Se déroulant 5 ans avant la Bataille de Yavin, la première saison d'Andor est composée d'arcs narratifs sans césure et s'étale sur une bonne année. La seconde saison couvrira les 4 années restantes, et l'on peut imaginer que les arcs narratifs seront alors beaucoup plus hermétiques. C'est assez peu par rapport aux ambitions de la série. Déjà dans le dernier épisode, on a pu constater un montage maladroit et une intrigue téléphonée. 3 saisons aurait été plus confortable, mais ne boudons pas notre plaisir après les décevants Boba Fett et Obi-Wan, et plus globalement tout l'univers mis en place autour du Mandalorien, qui se dirige vers une usine à gaz comparable au MCU.
Mentionnons le soundtrack (trop) épuré de Nicholas Britell. Très faiblard surtout en début de saison, et faisant penser à du Zimmer molasson, il a tout de même sur le long cours su imposer sa patte et nous délivrer quelques pépites. Convenant au style particulier d'Andor, il n'atteint pas la virtuosité de Ludwig Göransson mais met à l'amende le travail décevant (surtout après Loki) de Natalie Holt sur Obi-Wan, dont le soundtrack n'a été sauvé que par la contribution de William Ross.
Notons enfin qu'Andor n'a apparemment pas été très mise en avant par Disney. Plusieurs théories expliquent cette promo limitée, allant de la maladresse, au fait que la série soit vue comme un produit de niche, en passant par la crainte de Disney de surélever les attentes du public avec une production aussi qualitative... ce qui est étrangement plausible.

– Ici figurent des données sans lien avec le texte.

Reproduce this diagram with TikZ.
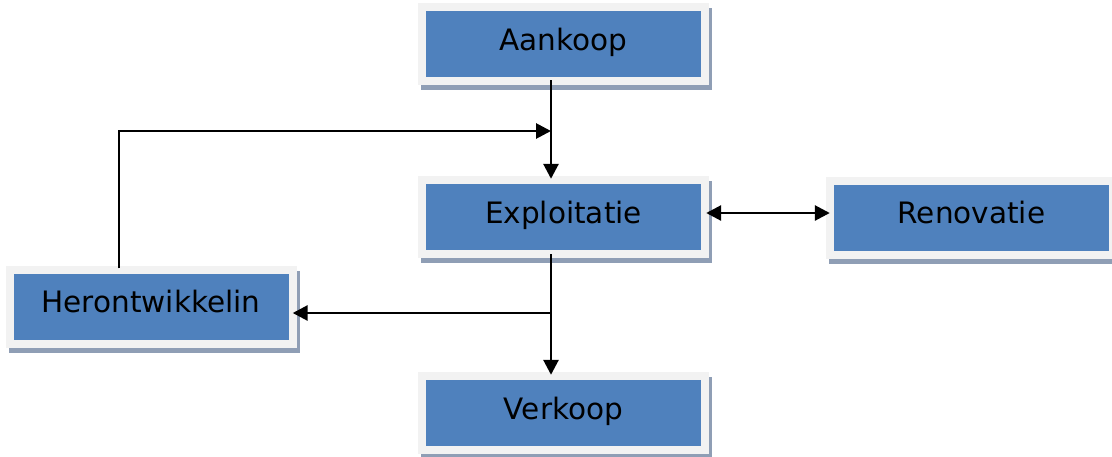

Andor est pourtant, au final, un nouveau point d'accès à Star Wars et pourrait attirer un nouveau public qui n'aurait pas à faire ses devoirs pour l'apprécier. Préquelle de préquelle à la tonalité novatrice, ses références sont soit très accessoires (les antiquités de Luthen) ou alors renvoient aux événements (futurs) de Rogue One, en particulier son climax perclus de décès, son coucher de soleil atomique et surtout le "Climb" agonisant de K-2SO.
Edit saison 2 - Il y a toujours un plus gros poisson :
La seconde saison est venue conclure la série de façon satisfaisante, quoiqu'avec un final un peu faible, à moins de considérer Rogue One comme le véritable final (ou Un Nouvel Espoir, comme le suggèrent les chantres de cette trilogie alternative). Prévue au départ pour 5 saisons, le réalisme temporel aura mené Tony Gilroy à concevoir cette conclusion en plusieurs arcs séparés chacun d'une année jusqu'à la famosa Bataille de Yavin, mise en scène dans les années disco.
Cette saison 2 corrige l'un des principaux défauts de la première, à savoir la quasi absence de non-humains dans le casting (figuration comprise). Les décors, de par la louable volonté d'authenticité, manquent toutefois toujours du grandiose habituel de la galaxie lointaine ; au point que le Sénat Galactique pourrait n'être qu'un simple bâtiment bruxellois...
Cette saison 2 met en scène le massacre de Ghorman, aka "la France de l'Espace", déjà mentionné dans le vieil Univers Étendu et dans Rebels (ce qui a donné lieu a une réécriture du fameux discours de Mon Mothma, expliquée de façon alambiquée qu'on apprécie ou pas). On retrouve avec surprise (mais une surprise bienvenue, comme le dirait Palpatine) une partie du casting d'Un Village Français, dont Gilroy est fan.
Notons que cela intervient quelques mois après l'apparition tout aussi inattendue de Matthieu Kassovitz dans la sympathique Skeleton Crew.
Si d'aucuns estiment que cet acte est la partie la plus aboutie de la série, et le chauvin que je suis ne demande que ça, pour ma part c'est le premier épisode du dernier acte, où l'on suit une Kleya (brillamment interprétée par la novice Elizabeth Dulau) aux abois et où l'on découvre enfin la nature de sa relation avec Luthen, qui m'a vraiment pris aux tripes.
Pour finir, je classerai Andor dans la même catégorie qu'Arcane : une série d'excellence du début des années 2020, franchisée et s'adressant à un public similaire mais restant totalement accessible malgré son héritage, programmée pour 5 saisons mais réduite à 2 face à la réalité matérielle d'une production d'une telle exigence, avec une seconde saison (sortie 3 ans après la première) rushée, ce qui implique des raccourcis parfois malheureux.